GOAL >> Copy exactly the lines that run from the top of the listing to the line containing "import plotly.graph_objects as go", both ends included, and omit the pictures.

DATA SEGMENT >>
>> Begin

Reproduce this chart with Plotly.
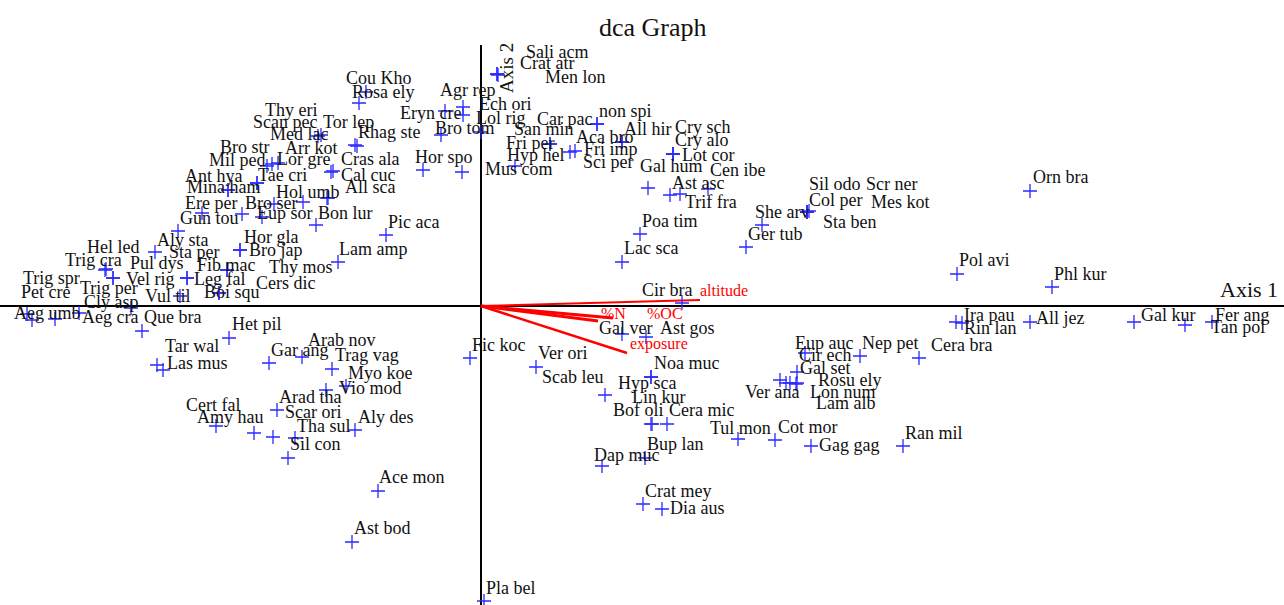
import plotly.graph_objects as go

# ---------------- data (DCA species scores, axis units) ----------------
species = [
    "Cou Kho", "Rosa ely", "Agr rep", "Ech ori", "Eryn cre", "Lol rig", "Bro tom", "Thy eri", "Scan pec", "Tor lep",
    "Med lac", "Rhag ste", "Bro str", "Arr kot", "Mil ped", "Lor gre", "Cras ala", "Hor spo", "Ant hya", "Tae cri",
    "Cal cuc", "Mina ham", "All sca", "Hol umb", "Ere per", "Bro ser", "Gun tou", "Eup sor", "Bon lur", "Pic aca",
    "Aly sta", "Hor gla", "Bro jap", "Lam amp", "Hel led", "Sta per", "Trig cra", "Pul dys", "Fib mac", "Thy mos",
    "Trig spr", "Vel rig", "Leg fal", "Cers dic", "Pet cre", "Trig per", "Vul til", "Boi squ", "Cly asp", "Aeg umb",
    "Aeg cra", "Que bra",
    "Sali acm", "Crat atr", "Men lon", "Car pac", "non spi", "San min", "All hir", "Cry sch", "Aca bro", "Cry alo",
    "Fri per", "Fri imp", "Hyp hel", "Lot cor", "Sci per", "Gal hum", "Mus com", "Cen ibe", "Ast asc", "Trif fra",
    "Poa tim", "Lac sca", "Cir bra", "Sil odo", "Scr ner", "Col per", "Mes kot", "She arv", "Sta ben", "Ger tub",
    "Pol avi", "Orn bra", "Phl kur",
    "Ira pau", "Rin lan", "All jez", "Gal kur", "Fer ang", "Tan pol", "Cera bra", "Eup auc", "Nep pet", "Cir ech",
    "Gal set", "Rosu ely", "Ver ana", "Lon num", "Lam alb", "Cot mor", "Gag gag", "Ran mil",
    "Fic koc", "Gal ver", "Ast gos", "Ver ori", "Noa muc", "Scab leu", "Hyp sca", "Lin kur", "Bof oli", "Cera mic",
    "Tul mon", "Bup lan", "Dap muc", "Crat mey", "Dia aus", "Pla bel",
    "Het pil", "Tar wal", "Las mus", "Arab nov", "Gar ang", "Trag vag", "Myo koe", "Vio mod", "Arad tha", "Cert fal",
    "Amy hau", "Scar ori", "Aly des", "Tha sul", "Sil con", "Ace mon", "Ast bod",
]

axis1_score = [
    -1.15, -1.22, -0.18, -0.18, -0.36, 0.00, -0.40, -1.60, -1.63, -1.26,
    -2.09, -1.24, -2.14, -2.03, -2.24, -1.50, -1.48, -0.58, -2.53, -2.24,
    -1.54, -2.53, -1.53, -1.78, -2.39, -2.07, -2.79, -2.19, -1.65, -0.95,
    -3.03, -2.41, -2.41, -1.43, -3.76, -3.26, -3.75, -3.68, -2.54, -2.54,
    -4.26, -2.94, -2.94, -2.62, -4.49, -3.68, -3.01, -2.62, -3.50, -4.54,
    -4.02, -3.39,
    0.16, 0.16, 0.17, 1.16, 1.16, 0.69, 1.41, 1.92, 1.41, 1.92,
    0.69, 0.94, 0.34, 1.92, 0.89, 1.67, -0.19, 2.27, 1.89, 1.99,
    1.59, 1.41, 2.01, 3.26, 3.26, 3.26, 3.26, 2.81, 3.28, 2.65,
    4.76, 5.49, 5.71,
    4.75, 4.81, 5.49, 6.53, 7.31, 7.04, 4.38, 3.24, 3.79, 3.16,
    3.16, 3.05, 2.99, 3.15, 3.09, 2.94, 3.30, 4.22,
    -0.11, 1.41, 1.65, 0.55, 1.70, 1.24, 1.70, 1.71, 1.70, 1.86,
    2.57, 1.64, 1.21, 1.62, 1.81, 0.03,
    -2.52, -3.24, -3.18, -1.79, -2.12, -1.49, -1.35, -1.55, -2.04, -2.65,
    -2.27, -2.08, -1.26, -1.86, -1.93, -1.03, -1.29,
]

axis2_score = [
    2.14, 2.03, 1.99, 1.91, 1.95, 1.74, 1.71, 1.71, 1.70, 1.61,
    1.42, 1.60, 1.40, 1.43, 1.23, 1.34, 1.35, 1.36, 1.16, 1.23,
    1.08, 1.16, 1.08, 1.04, 0.92, 1.02, 0.93, 0.89, 0.81, 0.71,
    0.75, 0.56, 0.56, 0.44, 0.36, 0.54, 0.37, 0.28, 0.36, 0.36,
    -0.13, 0.28, 0.28, 0.13, -0.14, 0.28, 0.10, 0.13, -0.02, -0.08,
    -0.07, -0.25,
    2.32, 2.32, 2.31, 1.82, 1.82, 1.62, 1.64, 1.52, 1.64, 1.52,
    1.62, 1.55, 1.40, 1.52, 1.54, 1.18, 1.34, 1.17, 1.11, 1.12,
    0.72, 0.44, 0.03, 0.94, 0.94, 0.94, 0.94, 0.81, 0.95, 0.59,
    0.32, 1.15, 0.19,
    -0.16, -0.17, -0.16, -0.16, -0.16, -0.19, -0.52, -0.47, -0.50, -0.66,
    -0.77, -0.77, -0.74, -0.78, -0.77, -1.34, -1.40, -1.40,
    -0.52, -0.28, -0.31, -0.61, -0.71, -0.89, -0.71, -1.18, -1.18, -1.18,
    -1.33, -1.52, -1.60, -1.98, -2.03, -2.95,
    -0.32, -0.59, -0.64, -0.51, -0.57, -0.63, -0.80, -0.84, -1.04, -1.20,
    -1.27, -1.31, -1.24, -1.32, -1.52, -1.85, -2.36,
]

# label anchor positions (left edge, vertical middle), axis units
label_axis1 = [
    -1.37, -1.31, -0.43, -0.04, -0.83, -0.07, -0.48, -2.18, -2.30, -1.60,
    -2.13, -1.25, -2.63, -1.98, -2.74, -2.06, -1.42, -0.68, -2.98, -2.25,
    -1.42, -2.96, -1.38, -2.07, -2.98, -2.38, -3.03, -2.26, -1.65, -0.95,
    -3.26, -2.39, -2.34, -1.44, -3.96, -3.14, -4.18, -3.53, -2.86, -2.14,
    -4.60, -3.57, -2.89, -2.27, -4.62, -4.03, -3.38, -2.79, -3.99, -4.69,
    -4.01, -3.39,
    0.43, 0.37, 0.62, 0.54, 1.16, 0.31, 1.41, 1.92, 0.93, 1.92,
    0.23, 1.01, 0.24, 1.99, 1.00, 1.57, 0.02, 2.27, 1.89, 2.02,
    1.59, 1.41, 1.59, 3.26, 3.83, 3.26, 3.88, 2.72, 3.40, 2.65,
    4.76, 5.50, 5.71,
    4.81, 4.81, 5.53, 6.58, 7.32, 7.28, 4.48, 3.12, 3.79, 3.16,
    3.17, 3.35, 2.62, 3.27, 3.33, 2.95, 3.36, 4.22,
    -0.11, 1.16, 1.77, 0.55, 1.71, 0.59, 1.35, 1.49, 1.30, 1.86,
    2.27, 1.64, 1.11, 1.62, 1.87, 0.03,
    -2.51, -3.18, -3.16, -1.75, -2.12, -1.48, -1.35, -1.44, -2.04, -2.97,
    -2.86, -1.98, -1.25, -1.86, -1.93, -1.04, -1.29,
]

label_axis2 = [
    2.28, 2.14, 2.16, 2.02, 1.93, 1.88, 1.78, 1.96, 1.84, 1.84,
    1.72, 1.74, 1.59, 1.58, 1.46, 1.47, 1.47, 1.49, 1.30, 1.31,
    1.31, 1.19, 1.19, 1.14, 1.03, 1.03, 0.88, 0.93, 0.93, 0.84,
    0.66, 0.69, 0.56, 0.57, 0.59, 0.54, 0.46, 0.43, 0.41, 0.39,
    0.28, 0.27, 0.27, 0.23, 0.14, 0.18, 0.10, 0.14, 0.04, -0.07,
    -0.11, -0.11,
    2.54, 2.43, 2.29, 1.87, 1.95, 1.77, 1.77, 1.79, 1.69, 1.66,
    1.63, 1.57, 1.51, 1.51, 1.44, 1.40, 1.37, 1.36, 1.23, 1.04,
    0.85, 0.58, 0.16, 1.22, 1.22, 1.06, 1.04, 0.94, 0.84, 0.72,
    0.46, 1.29, 0.32,
    -0.09, -0.22, -0.12, -0.09, -0.09, -0.21, -0.39, -0.37, -0.37, -0.49,
    -0.62, -0.74, -0.86, -0.86, -0.97, -1.21, -1.39, -1.27,
    -0.39, -0.22, -0.22, -0.47, -0.57, -0.71, -0.77, -0.91, -1.04, -1.04,
    -1.22, -1.38, -1.49, -1.85, -2.02, -2.82,
    -0.18, -0.40, -0.57, -0.34, -0.44, -0.49, -0.67, -0.82, -0.91, -0.99,
    -1.11, -1.06, -1.11, -1.20, -1.38, -1.71, -2.22,
]

# environmental vectors (biplot arrows)
env_names = ["altitude", "%N", "%OC", "exposure"]
env_axis1 = [2.19, 1.17, 1.32, 1.46]
env_axis2 = [0.06, -0.15, -0.12, -0.47]
env_label_axis1 = [2.17, 1.18, 1.64, 1.47]
env_label_axis2 = [0.16, -0.07, -0.07, -0.38]
env_widths = [2, 3, 3, 2.5]

title_text = "dca Graph"
axis1_title = "Axis 1"
axis2_title = "Axis 2"

X_RANGE = [-4.81, 8.03]
Y_RANGE = [-2.99, 3.06]

SERIF = "Liberation Serif, Times New Roman, serif"

fig = go.Figure()

# axes through origin
fig.add_shape(type="line", x0=X_RANGE[0], x1=X_RANGE[1], y0=0, y1=0,
              line=dict(color="black", width=2), layer="below")
fig.add_shape(type="line", x0=0, x1=0, y0=Y_RANGE[0], y1=2.61,
              line=dict(color="black", width=2), layer="below")

# environmental vectors
for ex, ey, w in zip(env_axis1, env_axis2, env_widths):
    fig.add_trace(go.Scatter(x=[0, ex], y=[0, ey], mode="lines",
                             line=dict(color="#ff0000", width=w),
                             hoverinfo="skip", showlegend=False))

# species points
fig.add_trace(go.Scatter(
    x=axis1_score, y=axis2_score, mode="markers", text=species,
    marker=dict(symbol="cross-thin", size=10, color="#2a2aff",
                line=dict(color="#2a2aff", width=1.3)),
    showlegend=False, hoverinfo="text"))

annotations = []
for name, lx, ly in zip(species, label_axis1, label_axis2):
    annotations.append(dict(x=lx, y=ly, xref="x", yref="y", text=name, showarrow=False,
                            xanchor="left", yanchor="middle",
                            font=dict(family=SERIF, size=18, color="#111111")))
for name, lx, ly in zip(env_names, env_label_axis1, env_label_axis2):
    annotations.append(dict(x=lx, y=ly, xref="x", yref="y", text=name, showarrow=False,
                            xanchor="left", yanchor="middle",
                            font=dict(family=SERIF, size=16, color="#ff0000")))

annotations.append(dict(x=7.37, y=0.17, xref="x", yref="y", text=axis1_title, showarrow=False,
                        xanchor="left", yanchor="middle",
                        font=dict(family=SERIF, size=22, color="#111111")))
annotations.append(dict(x=0.25, y=2.38, xref="x", yref="y", text=axis2_title, showarrow=False,
                        xanchor="center", yanchor="middle", textangle=-90,
                        font=dict(family=SERIF, size=19, color="#111111")))
annotations.append(dict(x=0.5086, y=0.955, xref="paper", yref="paper", text=title_text, showarrow=False,
                        xanchor="center", yanchor="middle",
                        font=dict(family=SERIF, size=26, color="#111111")))

fig.update_layout(
    width=1284, height=605,
    margin=dict(l=0, r=0, t=0, b=0),
    paper_bgcolor="white", plot_bgcolor="white",
    xaxis=dict(range=X_RANGE, visible=False, showgrid=False, zeroline=False, fixedrange=True),
    yaxis=dict(range=Y_RANGE, visible=False, showgrid=False, zeroline=False, fixedrange=True),
    annotations=annotations,
)

fig.write_html("out.html", config={"displayModeBar": False},
               post_script="document.body.style.margin='0';document.body.style.overflow='hidden';")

>> End

SOLUTION TO THIS TASK >>
Reproduce this chart with Plotly.
import plotly.graph_objects as go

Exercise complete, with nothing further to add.